> _Instruction_
Starting at the first line of the data, please print exactly those lines through the one that holds "plt.rcParams['font.family'] = ['Liberation", omitting every picture.

> _Dataset section_

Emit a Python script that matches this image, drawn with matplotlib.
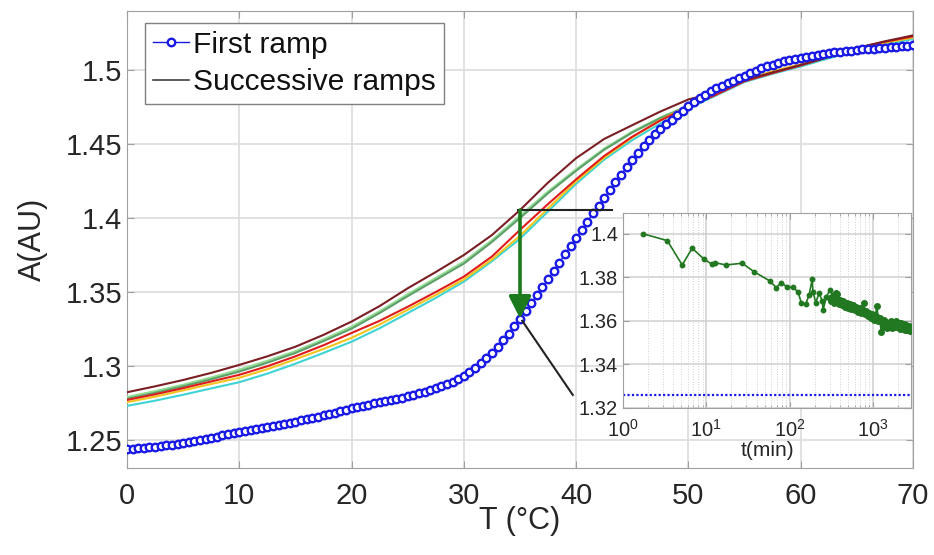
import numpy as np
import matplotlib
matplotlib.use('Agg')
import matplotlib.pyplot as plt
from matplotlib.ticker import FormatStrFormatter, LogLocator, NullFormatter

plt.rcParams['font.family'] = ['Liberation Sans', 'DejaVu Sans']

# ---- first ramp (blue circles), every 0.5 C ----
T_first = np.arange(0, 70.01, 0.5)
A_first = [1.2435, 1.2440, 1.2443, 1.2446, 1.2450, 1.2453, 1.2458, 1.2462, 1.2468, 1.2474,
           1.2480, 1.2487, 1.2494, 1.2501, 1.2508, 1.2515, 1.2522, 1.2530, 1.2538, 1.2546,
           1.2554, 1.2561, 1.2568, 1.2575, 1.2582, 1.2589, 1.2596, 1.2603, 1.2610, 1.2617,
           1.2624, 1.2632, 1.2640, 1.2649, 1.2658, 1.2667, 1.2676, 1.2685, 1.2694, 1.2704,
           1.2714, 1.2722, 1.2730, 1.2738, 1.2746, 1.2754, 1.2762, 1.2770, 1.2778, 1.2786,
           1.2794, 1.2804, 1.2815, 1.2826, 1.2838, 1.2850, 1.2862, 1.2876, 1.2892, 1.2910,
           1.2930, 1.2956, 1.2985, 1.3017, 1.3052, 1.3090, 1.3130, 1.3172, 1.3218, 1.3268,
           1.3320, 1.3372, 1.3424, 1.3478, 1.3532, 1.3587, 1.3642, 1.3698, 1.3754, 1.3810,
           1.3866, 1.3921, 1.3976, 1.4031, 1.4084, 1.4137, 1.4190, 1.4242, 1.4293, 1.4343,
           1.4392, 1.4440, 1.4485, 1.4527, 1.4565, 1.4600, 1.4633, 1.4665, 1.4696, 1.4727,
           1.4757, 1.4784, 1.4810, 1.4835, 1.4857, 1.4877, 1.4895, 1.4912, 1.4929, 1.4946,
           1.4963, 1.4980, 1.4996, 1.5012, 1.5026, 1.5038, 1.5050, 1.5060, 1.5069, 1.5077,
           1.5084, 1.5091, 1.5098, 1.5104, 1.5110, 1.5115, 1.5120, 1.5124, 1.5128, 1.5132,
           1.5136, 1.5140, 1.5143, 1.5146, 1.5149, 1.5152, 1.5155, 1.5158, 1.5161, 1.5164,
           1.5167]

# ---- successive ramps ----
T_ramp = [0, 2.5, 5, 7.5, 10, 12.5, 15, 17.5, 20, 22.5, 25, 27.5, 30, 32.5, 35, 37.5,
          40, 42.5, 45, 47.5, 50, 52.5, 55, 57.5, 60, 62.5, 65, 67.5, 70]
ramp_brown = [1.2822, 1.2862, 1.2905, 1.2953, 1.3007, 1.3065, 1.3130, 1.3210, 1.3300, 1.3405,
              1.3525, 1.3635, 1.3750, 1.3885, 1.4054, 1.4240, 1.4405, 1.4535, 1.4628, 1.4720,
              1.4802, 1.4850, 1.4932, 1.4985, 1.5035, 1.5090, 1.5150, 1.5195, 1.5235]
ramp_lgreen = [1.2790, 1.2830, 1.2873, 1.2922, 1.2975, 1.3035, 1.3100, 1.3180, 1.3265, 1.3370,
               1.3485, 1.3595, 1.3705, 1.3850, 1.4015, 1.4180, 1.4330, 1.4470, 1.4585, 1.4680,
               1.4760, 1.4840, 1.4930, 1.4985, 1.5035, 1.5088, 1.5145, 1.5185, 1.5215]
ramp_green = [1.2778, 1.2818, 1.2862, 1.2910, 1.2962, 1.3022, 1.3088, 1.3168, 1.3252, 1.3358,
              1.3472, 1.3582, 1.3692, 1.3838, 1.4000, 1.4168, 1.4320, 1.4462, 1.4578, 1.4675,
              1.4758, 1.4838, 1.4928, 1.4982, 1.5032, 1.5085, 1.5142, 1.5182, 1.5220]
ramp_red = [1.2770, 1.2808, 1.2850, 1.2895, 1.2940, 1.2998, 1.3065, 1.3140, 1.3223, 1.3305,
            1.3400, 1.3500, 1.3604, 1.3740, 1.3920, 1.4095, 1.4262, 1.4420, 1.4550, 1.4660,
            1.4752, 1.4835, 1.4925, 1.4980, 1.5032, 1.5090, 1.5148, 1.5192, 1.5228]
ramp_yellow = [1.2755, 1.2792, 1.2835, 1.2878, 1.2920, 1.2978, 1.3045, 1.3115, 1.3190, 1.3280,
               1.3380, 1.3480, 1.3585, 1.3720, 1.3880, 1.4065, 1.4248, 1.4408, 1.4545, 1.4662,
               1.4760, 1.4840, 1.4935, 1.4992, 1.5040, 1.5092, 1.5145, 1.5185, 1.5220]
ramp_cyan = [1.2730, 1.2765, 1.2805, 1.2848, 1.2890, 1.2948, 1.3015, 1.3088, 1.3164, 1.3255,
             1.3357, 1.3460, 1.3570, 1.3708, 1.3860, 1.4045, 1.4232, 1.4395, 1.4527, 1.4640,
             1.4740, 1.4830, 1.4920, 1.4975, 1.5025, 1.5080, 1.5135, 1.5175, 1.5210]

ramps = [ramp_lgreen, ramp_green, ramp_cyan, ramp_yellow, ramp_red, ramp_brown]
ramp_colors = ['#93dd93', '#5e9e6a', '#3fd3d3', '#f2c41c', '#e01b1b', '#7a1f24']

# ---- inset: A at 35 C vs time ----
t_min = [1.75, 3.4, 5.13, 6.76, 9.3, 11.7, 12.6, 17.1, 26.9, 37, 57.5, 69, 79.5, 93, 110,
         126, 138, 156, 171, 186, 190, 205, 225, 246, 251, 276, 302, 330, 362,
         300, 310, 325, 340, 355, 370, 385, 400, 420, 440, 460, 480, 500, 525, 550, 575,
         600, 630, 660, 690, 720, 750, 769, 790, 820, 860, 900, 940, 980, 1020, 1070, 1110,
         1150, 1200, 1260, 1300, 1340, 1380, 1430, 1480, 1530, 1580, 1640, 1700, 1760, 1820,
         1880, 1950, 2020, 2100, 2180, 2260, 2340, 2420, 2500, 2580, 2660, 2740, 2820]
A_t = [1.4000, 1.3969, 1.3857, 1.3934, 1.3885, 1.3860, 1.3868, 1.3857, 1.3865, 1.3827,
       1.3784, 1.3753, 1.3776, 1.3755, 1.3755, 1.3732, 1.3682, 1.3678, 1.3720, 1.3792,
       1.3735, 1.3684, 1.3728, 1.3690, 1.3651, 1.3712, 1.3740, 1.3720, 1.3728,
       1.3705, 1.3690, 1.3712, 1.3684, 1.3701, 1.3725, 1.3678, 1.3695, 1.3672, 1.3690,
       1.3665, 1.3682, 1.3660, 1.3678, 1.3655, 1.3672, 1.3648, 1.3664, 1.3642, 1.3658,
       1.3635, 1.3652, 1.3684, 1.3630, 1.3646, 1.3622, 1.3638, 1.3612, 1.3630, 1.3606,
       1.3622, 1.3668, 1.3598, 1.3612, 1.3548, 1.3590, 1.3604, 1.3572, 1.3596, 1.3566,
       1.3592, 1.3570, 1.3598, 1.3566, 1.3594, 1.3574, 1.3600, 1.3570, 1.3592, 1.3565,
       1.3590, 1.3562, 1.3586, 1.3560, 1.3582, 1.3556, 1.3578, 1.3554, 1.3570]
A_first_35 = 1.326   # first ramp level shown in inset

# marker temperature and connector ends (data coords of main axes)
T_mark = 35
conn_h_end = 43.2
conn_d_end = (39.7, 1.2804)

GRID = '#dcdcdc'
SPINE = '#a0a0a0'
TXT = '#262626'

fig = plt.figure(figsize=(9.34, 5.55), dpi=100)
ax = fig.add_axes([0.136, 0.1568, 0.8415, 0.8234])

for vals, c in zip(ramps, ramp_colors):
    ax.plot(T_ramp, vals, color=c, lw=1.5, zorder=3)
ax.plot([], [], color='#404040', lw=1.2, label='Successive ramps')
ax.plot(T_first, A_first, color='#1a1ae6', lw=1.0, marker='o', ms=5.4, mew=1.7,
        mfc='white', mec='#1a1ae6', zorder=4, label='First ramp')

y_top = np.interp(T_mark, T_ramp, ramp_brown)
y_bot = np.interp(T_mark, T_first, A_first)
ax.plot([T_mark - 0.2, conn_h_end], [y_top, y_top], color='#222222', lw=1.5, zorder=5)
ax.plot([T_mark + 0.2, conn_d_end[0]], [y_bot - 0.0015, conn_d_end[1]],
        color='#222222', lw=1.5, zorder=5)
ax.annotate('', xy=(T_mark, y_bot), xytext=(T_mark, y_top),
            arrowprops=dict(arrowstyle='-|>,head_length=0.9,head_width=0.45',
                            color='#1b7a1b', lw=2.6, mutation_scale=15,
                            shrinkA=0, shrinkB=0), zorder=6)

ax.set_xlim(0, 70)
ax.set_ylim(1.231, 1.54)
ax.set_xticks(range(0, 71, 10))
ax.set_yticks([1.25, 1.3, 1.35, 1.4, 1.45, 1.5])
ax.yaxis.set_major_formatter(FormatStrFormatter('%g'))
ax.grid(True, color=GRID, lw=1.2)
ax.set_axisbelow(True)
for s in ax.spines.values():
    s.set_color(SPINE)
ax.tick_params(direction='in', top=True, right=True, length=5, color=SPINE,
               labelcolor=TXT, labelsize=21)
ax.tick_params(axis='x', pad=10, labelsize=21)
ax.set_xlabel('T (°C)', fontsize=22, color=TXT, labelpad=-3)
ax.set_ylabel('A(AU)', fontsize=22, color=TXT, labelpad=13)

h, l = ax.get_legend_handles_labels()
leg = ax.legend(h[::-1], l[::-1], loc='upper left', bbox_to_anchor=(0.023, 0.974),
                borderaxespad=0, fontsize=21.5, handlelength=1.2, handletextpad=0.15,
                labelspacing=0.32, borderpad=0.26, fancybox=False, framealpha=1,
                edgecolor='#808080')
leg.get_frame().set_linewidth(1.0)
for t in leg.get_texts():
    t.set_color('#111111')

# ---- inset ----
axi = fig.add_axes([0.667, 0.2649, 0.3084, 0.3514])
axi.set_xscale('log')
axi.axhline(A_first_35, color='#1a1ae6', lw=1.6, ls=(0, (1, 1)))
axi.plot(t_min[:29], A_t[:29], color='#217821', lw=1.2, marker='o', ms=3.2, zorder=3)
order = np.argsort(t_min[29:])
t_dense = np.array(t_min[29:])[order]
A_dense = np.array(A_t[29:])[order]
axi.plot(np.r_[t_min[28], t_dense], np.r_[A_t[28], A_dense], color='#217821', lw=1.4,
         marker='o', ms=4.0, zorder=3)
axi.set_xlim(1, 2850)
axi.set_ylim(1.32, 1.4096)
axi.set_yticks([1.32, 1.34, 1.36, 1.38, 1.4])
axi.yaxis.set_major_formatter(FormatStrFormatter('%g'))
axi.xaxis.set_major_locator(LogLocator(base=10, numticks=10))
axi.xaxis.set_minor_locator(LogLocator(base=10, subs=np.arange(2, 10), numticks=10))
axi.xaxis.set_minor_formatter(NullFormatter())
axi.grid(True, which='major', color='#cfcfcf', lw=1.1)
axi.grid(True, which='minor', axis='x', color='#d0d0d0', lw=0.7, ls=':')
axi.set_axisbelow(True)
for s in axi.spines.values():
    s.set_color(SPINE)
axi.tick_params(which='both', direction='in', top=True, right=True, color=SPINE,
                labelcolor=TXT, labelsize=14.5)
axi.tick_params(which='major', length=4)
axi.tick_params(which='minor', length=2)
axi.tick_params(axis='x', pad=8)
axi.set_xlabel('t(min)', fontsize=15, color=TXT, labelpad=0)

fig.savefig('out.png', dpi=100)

> _Response_
Emit a Python script that matches this image, drawn with matplotlib.
import numpy as np
import matplotlib
matplotlib.use('Agg')
import matplotlib.pyplot as plt
from matplotlib.ticker import FormatStrFormatter, LogLocator, NullFormatter

plt.rcParams['font.family'] = ['Liberation Sans', 'DejaVu Sans']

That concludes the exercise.